Ci sono diversi costituzionalisti che negli anni hanno esposto gli argomenti contro riforme di questo tipo. Uno dei più prolifici in questo senso è stato Gustavo Zagrebelsky, secondo il quale «il presidenzialismo proposto da Giorgia Meloni potrebbe tradursi in un regime autoritario sul genere di quello di Orbán, dove il presidente della Repubblica perde il ruolo di garante della Costituzione perché non è più una figura super partes. E sotto il suo potere – o sotto il potere del Partito del Presidente – il Parlamento rischierebbe di rimanere schiacciato, in una condizione di ricatto permanente».

Zagrebelsky aveva spiegato a Repubblica di non essere contrario al presidenzialismo, anche se ritiene che la cultura politica in Italia non vi si adatti molto bene, a differenza per esempio di quella francese. Secondo lui, però, oltre al problema di come potrebbe garantire la Costituzione una carica così politicizzata ed eletta dai cittadini, la proposta di legge ha varie incongruenze. Una riguarda la sfiducia costruttiva: «si tratta di un istituto iperparlamentarista preso dal modello tedesco, che ha senso solo in un sistema parlamentare. Siamo dinnanzi a una clamorosa contraddizione rispetto all’ispirazione presidenzialista della legge».

Il fatto che un presidente della Repubblica che viene eletto e ha un suo partito possa sciogliere le camere, poi, crea secondo Zagrebelsky un «potere di pressione e di ricatto enorme sul Parlamento».

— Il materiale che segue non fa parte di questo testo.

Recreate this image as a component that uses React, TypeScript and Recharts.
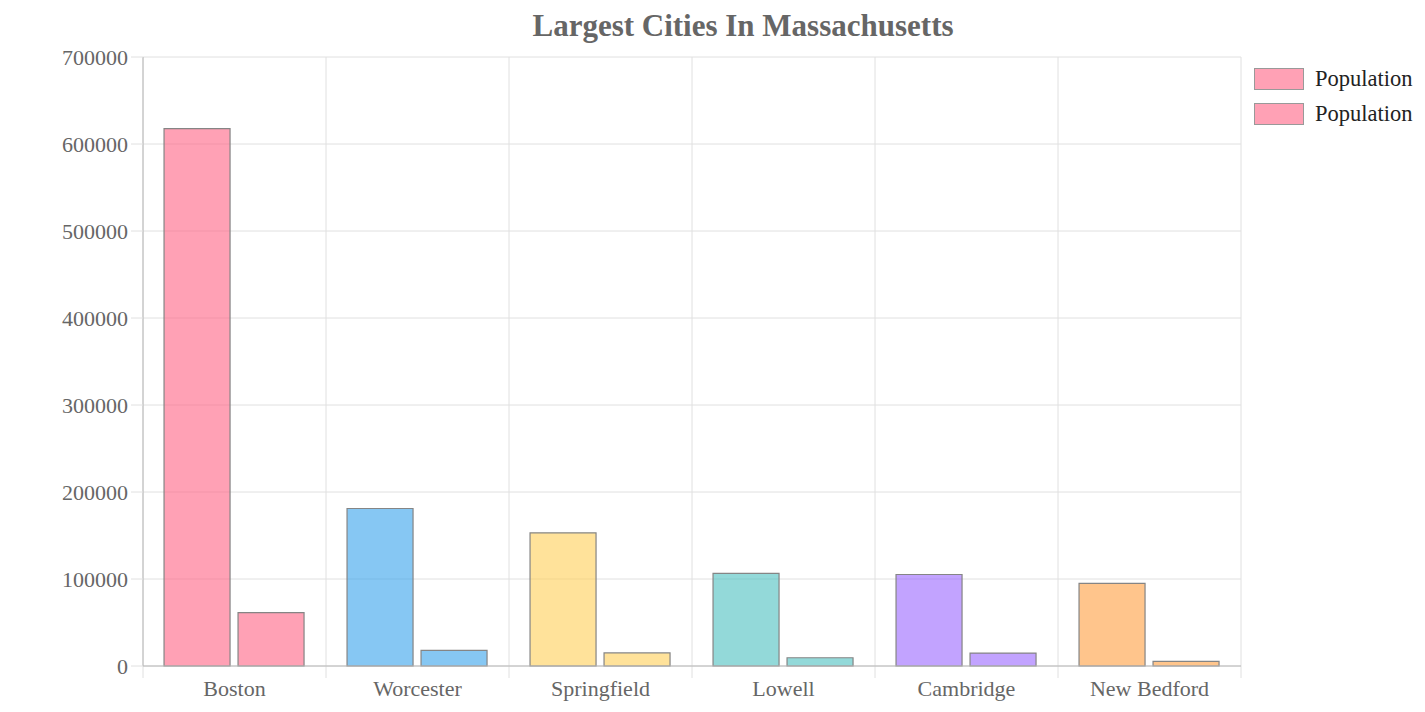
import React from "react"
import { BarChart, Bar, XAxis, YAxis, CartesianGrid, Cell } from "recharts"

const cities = ["Boston", "Worcester", "Springfield", "Lowell", "Cambridge", "New Bedford"]
const population = [617594, 181045, 153060, 106519, 105162, 95072]
const secondPopulation = [61300, 18000, 15000, 9500, 14900, 5400]
const yTicks = [0, 100000, 200000, 300000, 400000, 500000, 600000, 700000]
const barColors = [
    "rgba(255, 99, 132, 0.6)",
    "rgba(54, 162, 235, 0.6)",
    "rgba(255, 206, 86, 0.6)",
    "rgba(75, 192, 192, 0.6)",
    "rgba(153, 102, 255, 0.6)",
    "rgba(255, 159, 64, 0.6)",
]
const legendLabels = ["Population", "Population"]

const FONT = '"Liberation Serif", "Times New Roman", serif'

const chartData = cities.map((city, i) => ({
    city,
    population: population[i],
    second: secondPopulation[i],
}))

const VerticalLine = (props: any) => {
    const { x1, y1, y2 } = props
    return <line x1={x1} x2={x1} y1={y1} y2={y2 + 12} stroke="#e0e0e0" strokeWidth={1} />
}

const App: React.FC = () => {
    return (
        <div style={{ position: "relative", width: 1409, height: 700, fontFamily: FONT }}>
            <div
                style={{
                    position: "absolute",
                    left: 735,
                    top: 1,
                    transform: "translateX(-50%)",
                    fontSize: 31,
                    fontWeight: "bold",
                    color: "#666",
                    whiteSpace: "nowrap",
                    lineHeight: "34px",
                }}
            >
                Largest Cities In Massachusetts
            </div>
            <BarChart
                width={1409}
                height={700}
                data={chartData}
                margin={{ top: 49, right: 176, bottom: 0, left: 55 }}
                barCategoryGap="11.5%"
                barGap={8}
            >
                <CartesianGrid
                    stroke="#e0e0e0"
                    vertical={VerticalLine}
                    verticalCoordinatesGenerator={({ offset }: any) =>
                        cities.map((_, i) => offset.left + (i * offset.width) / cities.length).concat([offset.left + offset.width])
                    }
                />
                <XAxis
                    dataKey="city"
                    height={42}
                    tickLine={false}
                    tickSize={0}
                    tickMargin={14}
                    axisLine={{ stroke: "#b8b8b8" }}
                    tick={{ fill: "#666", fontSize: 22, fontFamily: FONT }}
                />
                <YAxis
                    width={80}
                    domain={[0, 700000]}
                    ticks={yTicks}
                    interval={0}
                    tickSize={12}
                    tickMargin={3}
                    tickLine={{ stroke: "#e0e0e0" }}
                    axisLine={{ stroke: "#b8b8b8" }}
                    tick={{ fill: "#666", fontSize: 22, fontFamily: FONT }}
                />
                <Bar dataKey="population" stroke="#858585" strokeWidth={1.2} isAnimationActive={false}>
                    {chartData.map((_, i) => (
                        <Cell key={i} fill={barColors[i]} />
                    ))}
                </Bar>
                <Bar dataKey="second" stroke="#858585" strokeWidth={1.2} isAnimationActive={false}>
                    {chartData.map((_, i) => (
                        <Cell key={i} fill={barColors[i]} />
                    ))}
                </Bar>
            </BarChart>
            <div style={{ position: "absolute", left: 1246, top: 60 }}>
                {legendLabels.map((label, i) => (
                    <div key={i} style={{ display: "flex", alignItems: "center", height: 22, marginBottom: 13 }}>
                        <div
                            style={{
                                width: 48,
                                height: 20,
                                background: barColors[0],
                                border: "1px solid #999",
                                marginRight: 11,
                            }}
                        />
                        <span style={{ fontSize: 22.5, color: "#222", lineHeight: "22px" }}>{label}</span>
                    </div>
                ))}
            </div>
        </div>
    )
}

export default App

Secondo Stefano Ceccanti, costituzionalista e deputato del Partito Democratico, la proposta di legge di Fratelli d’Italia dovrebbe in realtà essere ampliata per modificare gran parte della seconda parte della Costituzione, per funzionare. Per Ceccanti, si potrebbe rendere il sistema politico più stabile in modi meno radicali, soprattutto dopo la riduzione del numero di parlamentari: «Affidando al parlamento in seduta comune varie funzioni come fiducia, sfiducia e conversione dei decreti. Dipendere da una sola assemblea di 600, invece che da due separate di 400 e 200, darebbe un contributo molto forte alla stabilità dei governi».